Why infrared, why 38 kHz

Infrared light is invisible, ambient-noise-immune (mostly), and easy to generate from a cheap LED. But the room is full of stray IR — sunlight, fluorescent bulbs, hot heaters. To distinguish the remote's signal from background noise, the IR LED isn't just on/off — it's modulated at 38 kHz. The receiver chip has an internal band-pass filter tuned to 38 kHz and only "sees" pulses that come in at that frequency. Background IR is rejected because it's not pulsing.

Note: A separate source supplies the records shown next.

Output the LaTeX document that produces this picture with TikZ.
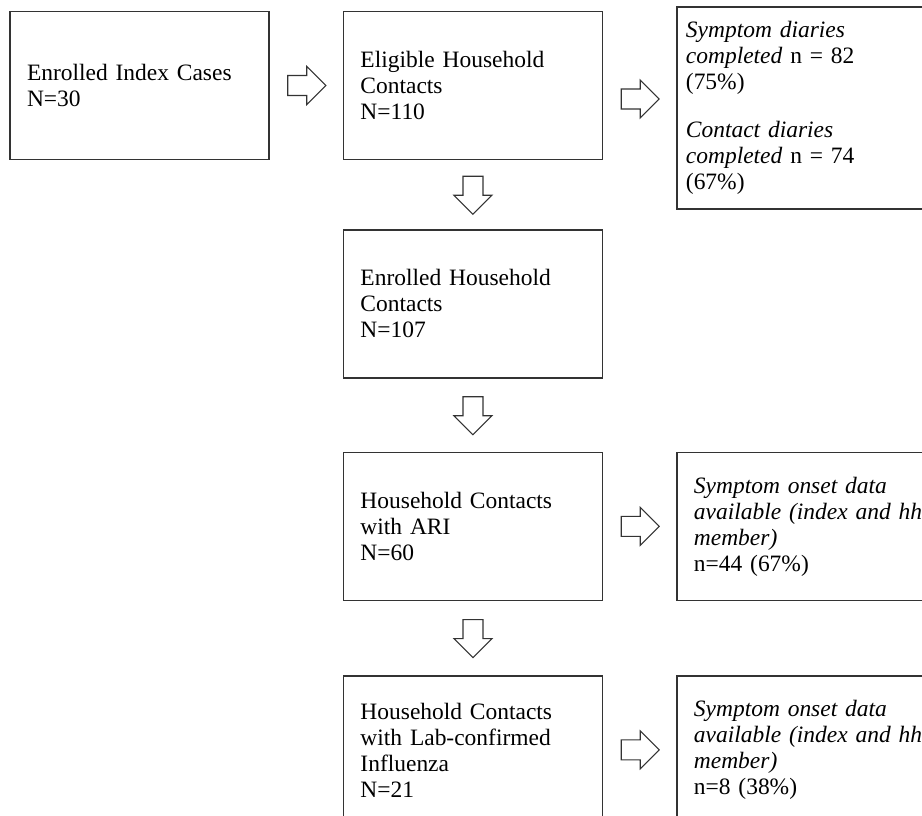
\documentclass[tikz,border=0pt]{standalone}
\usepackage{fontspec}
\setmainfont{Liberation Serif}
\usetikzlibrary{shapes, arrows, positioning, calc}
\tikzstyle{stage} = [
    rectangle,
    draw=black!80,
    line width=1.1pt,
    minimum width=194.25pt,
    minimum height=111pt,
    text width=168.75pt,
    inner xsep=12.75pt,
    align=left,
    font=\fontsize{17.6pt}{19.5pt}\selectfont
]
\tikzstyle{outcome} = [
    stage,
    text width=187.5pt
]
\tikzstyle{diarybox} = [
    stage,
    minimum height=151.5pt,
    text width=180.75pt,
    inner xsep=6.75pt
]
\tikzstyle{rarrow} = [
    single arrow,
    draw=black!80,
    line width=0.8pt,
    minimum height=28.5pt,
    single arrow head extend=6.75pt,
    inner xsep=0pt,
    inner ysep=7.1pt,
    anchor=tail,
    xshift=-14.25pt
]
\tikzstyle{darrow} = [
    rarrow,
    shape border rotate=270,
    inner xsep=7.1pt,
    inner ysep=0pt,
    xshift=14.25pt,
    yshift=14.25pt
]

\begin{document}
\begin{tikzpicture}[x=0.75pt, y=-0.75pt, node distance=54.75pt]
    \useasboundingbox[fill=white] (0,0) rectangle (922,816);

    \node[stage] (indexcases) at (139.5,85.5) {Enrolled Index Cases\\N=30};
    \node[stage, right=of indexcases] (eligible) {Eligible Household\\Contacts\\N=110};
    \node[diarybox, right=of eligible, yshift=-16.9pt] (diaries)
        {\textit{Symptom diaries}\\\textit{completed} n = 82\\(75\%)\\[16.5pt]
         \textit{Contact diaries}\\\textit{completed} n = 74\\(67\%)};
    \node[stage, below=51.75pt of eligible] (enrolledhh) {Enrolled Household\\Contacts\\N=107};
    \node[stage, below=of enrolledhh] (ari) {Household Contacts\\with ARI\\N=60};
    \node[outcome, right=of ari] (onsetari)
        {\textit{Symptom onset data}\\\textit{available (index and hh}\\\textit{member)}\\n=44 (67\%)};
    \node[stage, below=55.5pt of ari] (flu) {Household Contacts\\with Lab-confirmed\\Influenza\\N=21};
    \node[outcome, right=of flu] (onsetflu)
        {\textit{Symptom onset data}\\\textit{available (index and hh}\\\textit{member)}\\n=8 (38\%)};

    % block arrows between the boxes
    \node[rarrow] (a1) at ($(indexcases.east)!0.5!(eligible.west)$) {};
    \node[rarrow] (a2) at ($(eligible.east)!0.5!(eligible.east -| diaries.west) + (0,13.5)$) {};
    \node[rarrow] (a3) at ($(ari.east)!0.5!(onsetari.west)$) {};
    \node[rarrow] (a4) at ($(flu.east)!0.5!(onsetflu.west)$) {};
    \node[darrow] (d1) at ($(eligible.south)!0.5!(enrolledhh.north)$) {};
    \node[darrow] (d2) at ($(enrolledhh.south)!0.5!(ari.north)$) {};
    \node[darrow] (d3) at ($(ari.south)!0.5!(flu.north)$) {};
\end{tikzpicture}
\end{document}
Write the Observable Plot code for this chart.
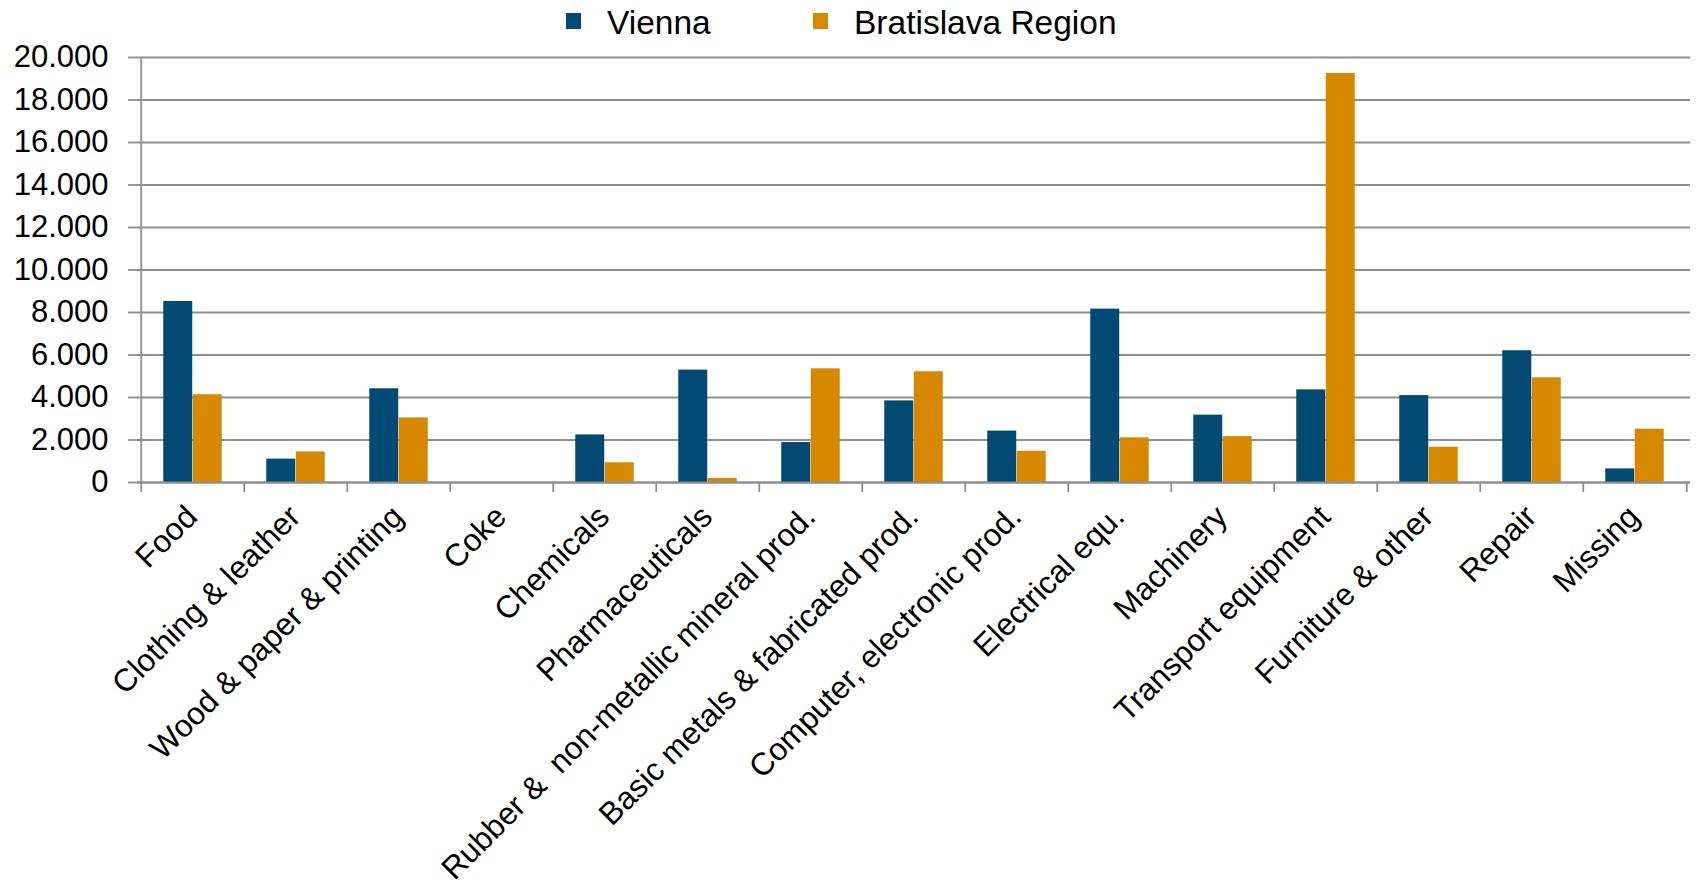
<!DOCTYPE html>
<html>
<head>
<meta charset="utf-8">
<script src="https://cdn.jsdelivr.net/npm/d3@7"></script>
<script src="https://cdn.jsdelivr.net/npm/@observablehq/plot@0.6"></script>
<style>
  html, body { margin: 0; padding: 0; background: #fff; }
  body { width: 1698px; height: 888px; overflow: hidden; font-family: "Liberation Sans", Arial, sans-serif; }
  #legend { position: relative; height: 40px; font-size: 33.5px; color: #000; }
  #legend .sw { position: absolute; top: 13px; width: 15px; height: 16px; }
  #legend .lb { position: absolute; top: 6px; line-height: 33px; white-space: nowrap; }
  svg text { white-space: pre; }
</style>
</head>
<body>
<div id="legend"></div>
<div id="chart"></div>
<script>
const categories = ["Food", "Clothing & leather", "Wood & paper & printing", "Coke", "Chemicals",
  "Pharmaceuticals", "Rubber &  non-metallic mineral prod.", "Basic metals & fabricated prod.",
  "Computer, electronic prod.", "Electrical equ.", "Machinery", "Transport equipment",
  "Furniture & other", "Repair", "Missing"];
const vienna =     [8520, 1100, 4410, 0, 2240, 5290, 1880, 3840, 2420, 8160, 3170, 4360, 4090, 6200, 640];
const bratislava = [4130, 1440, 3040, 0, 930, 190, 5350, 5210, 1470, 2100, 2160, 19250, 1660, 4930, 2510];
const seriesNames = ["Vienna", "Bratislava Region"];
const seriesColors = ["#024A73", "#D58800"];
const yTicks = [0, 2000, 4000, 6000, 8000, 10000, 12000, 14000, 16000, 18000, 20000];

const rowsV = categories.map((c, i) => ({category: c, value: vienna[i]}));
const rowsB = categories.map((c, i) => ({category: c, value: bratislava[i]}));

const width = 1698, height = 848;
const marginLeft = 137, marginRight = 8, marginTop = 17, marginBottom = 406;
const step = (width - marginLeft - marginRight) / categories.length;
const barW = 0.285 * step;
const outer = (step - 2 * barW) / 2;
const grid = "#8f8f8f";

const fmt = d3.formatLocale({decimal: ",", thousands: ".", grouping: [3], currency: ["", ""]}).format(",");

const plot = Plot.plot({
  width, height, marginLeft, marginRight, marginTop, marginBottom,
  style: {fontFamily: "Liberation Sans, Arial, sans-serif", fontSize: "31px", color: "#000", background: "#fff", overflow: "visible"},
  x: {type: "band", domain: categories, padding: 0, axis: null},
  y: {domain: [0, 20000], axis: null},
  marks: [
    Plot.ruleY(yTicks, {stroke: grid, strokeWidth: 1.8}),
    Plot.axisY({ticks: yTicks, tickFormat: fmt, tickSize: 9, tickPadding: 20, stroke: grid, strokeWidth: 1.8, fontSize: 31, fill: "#000", label: null}),
    Plot.barY(rowsV, {x: "category", y: "value", fill: seriesColors[0], insetLeft: outer, insetRight: outer + barW}),
    Plot.barY(rowsB, {x: "category", y: "value", fill: seriesColors[1], insetLeft: outer + barW, insetRight: outer}),
    Plot.ruleX([categories[0]], {x: d => d, dx: -step / 2, y1: 0, y2: 20000, stroke: grid, strokeWidth: 1.8}),
    Plot.ruleX(categories, {x: d => d, dx: -step / 2, y1: 0, y2: 0, insetBottom: -10, stroke: grid, strokeWidth: 1.8}),
    Plot.ruleX([categories[categories.length - 1]], {x: d => d, dx: step / 2, y1: 0, y2: 0, insetBottom: -10, stroke: grid, strokeWidth: 1.8}),
    Plot.ruleY([0], {stroke: grid, strokeWidth: 1.8}),
    Plot.axisX({tickRotate: -45, tickSize: 0, tickPadding: 29, dx: -1, fontSize: 31.5, fill: "#000", label: null})
  ]
});
document.getElementById("chart").appendChild(plot);

const legend = document.getElementById("legend");
const legendPos = [[566, 607], [813, 854]];
seriesNames.forEach((name, i) => {
  const sw = document.createElement("div");
  sw.className = "sw";
  sw.style.left = legendPos[i][0] + "px";
  sw.style.background = seriesColors[i];
  const lb = document.createElement("div");
  lb.className = "lb";
  lb.style.left = legendPos[i][1] + "px";
  lb.textContent = name;
  legend.appendChild(sw);
  legend.appendChild(lb);
});
</script>
</body>
</html>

So when we say "LED on" in a NEC protocol diagram, we really mean "LED pulsing at 38 kHz." When we say "off" we mean genuinely off. The protocol encodes data in the timing of WHEN the 38 kHz carrier is present versus absent.

The NEC frame

A full NEC transmission is:

  1. 9 ms mark — carrier on. The "wake up, here comes data" header.
  2. 4.5 ms space — carrier off. Confirms it's a NEC frame (not a repeat).
  3. 32 data bits — 8-bit address, 8-bit address-inverse, 8-bit command, 8-bit command-inverse. Each bit consists of a 562 µs mark followed by either a 562 µs space (= bit 0) or a 1687 µs space (= bit 1).
  4. 1 stop bit — a 562 µs mark to delimit the end.

The whole frame takes about 67.5 ms. Holding a button down sends a special "repeat" frame every 110 ms (9 ms mark + 2.25 ms space + stop bit) so the TV knows the user is still pressing.

Why this encoding

Using SPACE WIDTH rather than mark width to encode bits is clever: the receiver only needs to detect transitions and time the gap. The 562 µs mark in front of every bit acts as a clock that the receiver can sync to even if its own clock drifts slightly. The "address + ~address" and "command + ~command" doubling is forward error correction — if any bit got corrupted by noise, the inverse pair won't match and the frame is discarded.

It's a textbook example of a noise-tolerant protocol that fits a meaningful payload (256 commands × 256 device addresses = 65,000 possibilities) into a few milliseconds, using a single optical channel. Forty years later, your apartment is full of devices still speaking NEC.